Dimension Data Boss Brown Has Lesson: Survival

Dimension Data Americas CEO Jere Brown

Dimension Data Americas CEO Jere Brown

Jere Brown has seen a lot in his nearly four-decade-long career. He’s been a sales rep pounding the streets, a vice president of sales for large organizations, the founder of a systems integrator and the CEO of Dimension Data’s Americas division. Now heading into retirement, Brown says his greatest accomplishment is simply “surviving.”

Brown is one of the most recognizable faces and powerful voices in the channel. As the CEO of Dimension Data’s America division and the head of Cisco’s largest global partner, Brown carries a lot of sway when it comes to influencing vendors and customers.

Yesterday, Brown, 60, announced his retirement after nearly a decade at the helm of Dimension Data’s North America and Americas operations. During this time, he’s seen and overseen many changes at the nearly $6 billion integrator, including being acquired by Nippon Telegraph and Telephone (NTT) in 2010, expanding sales and operations to Latin America and the shepherding in of cloud computing strategies and offerings.

Brown’s career goes much further back than Dimension Data. He started his career in the late 1970s as a sales representative for Xerox Office Systems. He founded The Office Works, a reseller business, with partners. He sold his business to Inacom Information Systems in the late 1980s and worked for other integrators Sitel and Decision One. He was even at the launch of the first Apple Macintosh computer at the Marriott Marquis in Times Square in 1983.

He’s seen many changes over the years in business models, technologies, partnerships and customers — but survival is the biggest one.

“It’s a good lesson, and it’s one that has worked well for me,” Brown told Channelnomics. “It’s about being more relevant and not irrelevant to customers.”

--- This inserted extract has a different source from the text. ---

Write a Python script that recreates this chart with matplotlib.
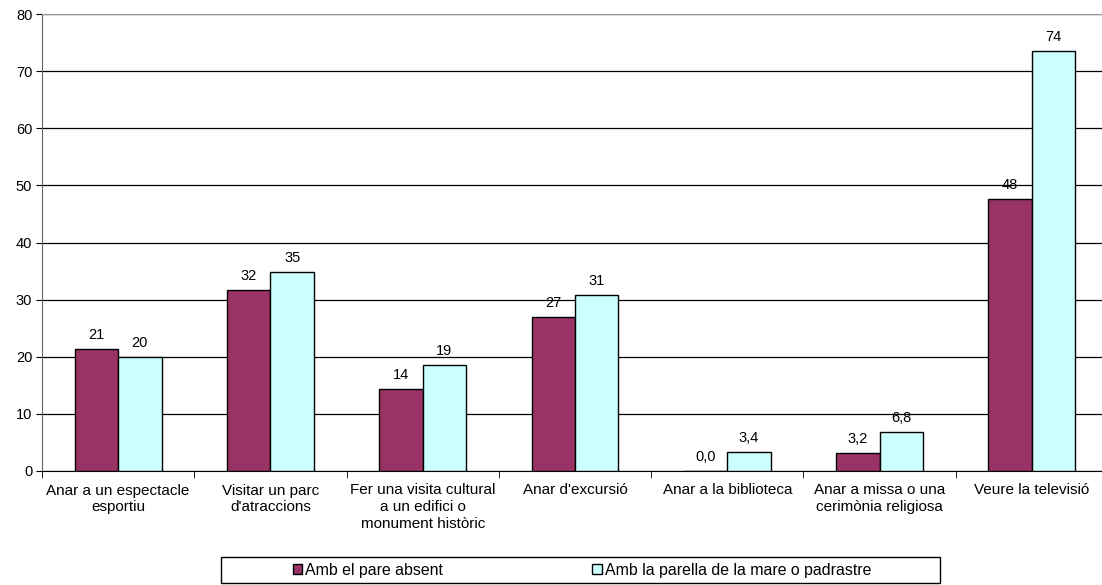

At first blush, some may take surviving as negative. In the corporate world, survivors are those who slip through the cracks and work the system to transcend change despite their shortcomings. Surviving, in Brown’s case, is more about adaptation. The technology market has changed so dramatically since the first day he walked into Xerox. The world has gone from computers that filled rooms to handheld, portable devices. Applications that came on reel taps are now delivered over the ether, and infrastructure that once took armies to build is now virtualized.

When Brown says surviving is a good lesson, he’s right. Businesses and individuals need to constantly read the shifting landscape, anticipate change and adapt to new opportunities. Sticking to one’s laurels is a recipe for disaster. The technologies, business models and skills that worked in the ‘70s, ‘80s, ‘90s and even 2000s don’t work today, just as today’s paradigm won’t work in the next decade.

Retirement for Brown isn’t a resignation to irrelevancy. While he’s officially giving up his post to Mark Slaga, the company’s current chief operating officer, in October, he plans to continue to serve Dimension Data in an advisory capacity and, perhaps, help other solution providers develop their businesses and avoid slipping into irrelevancy themselves.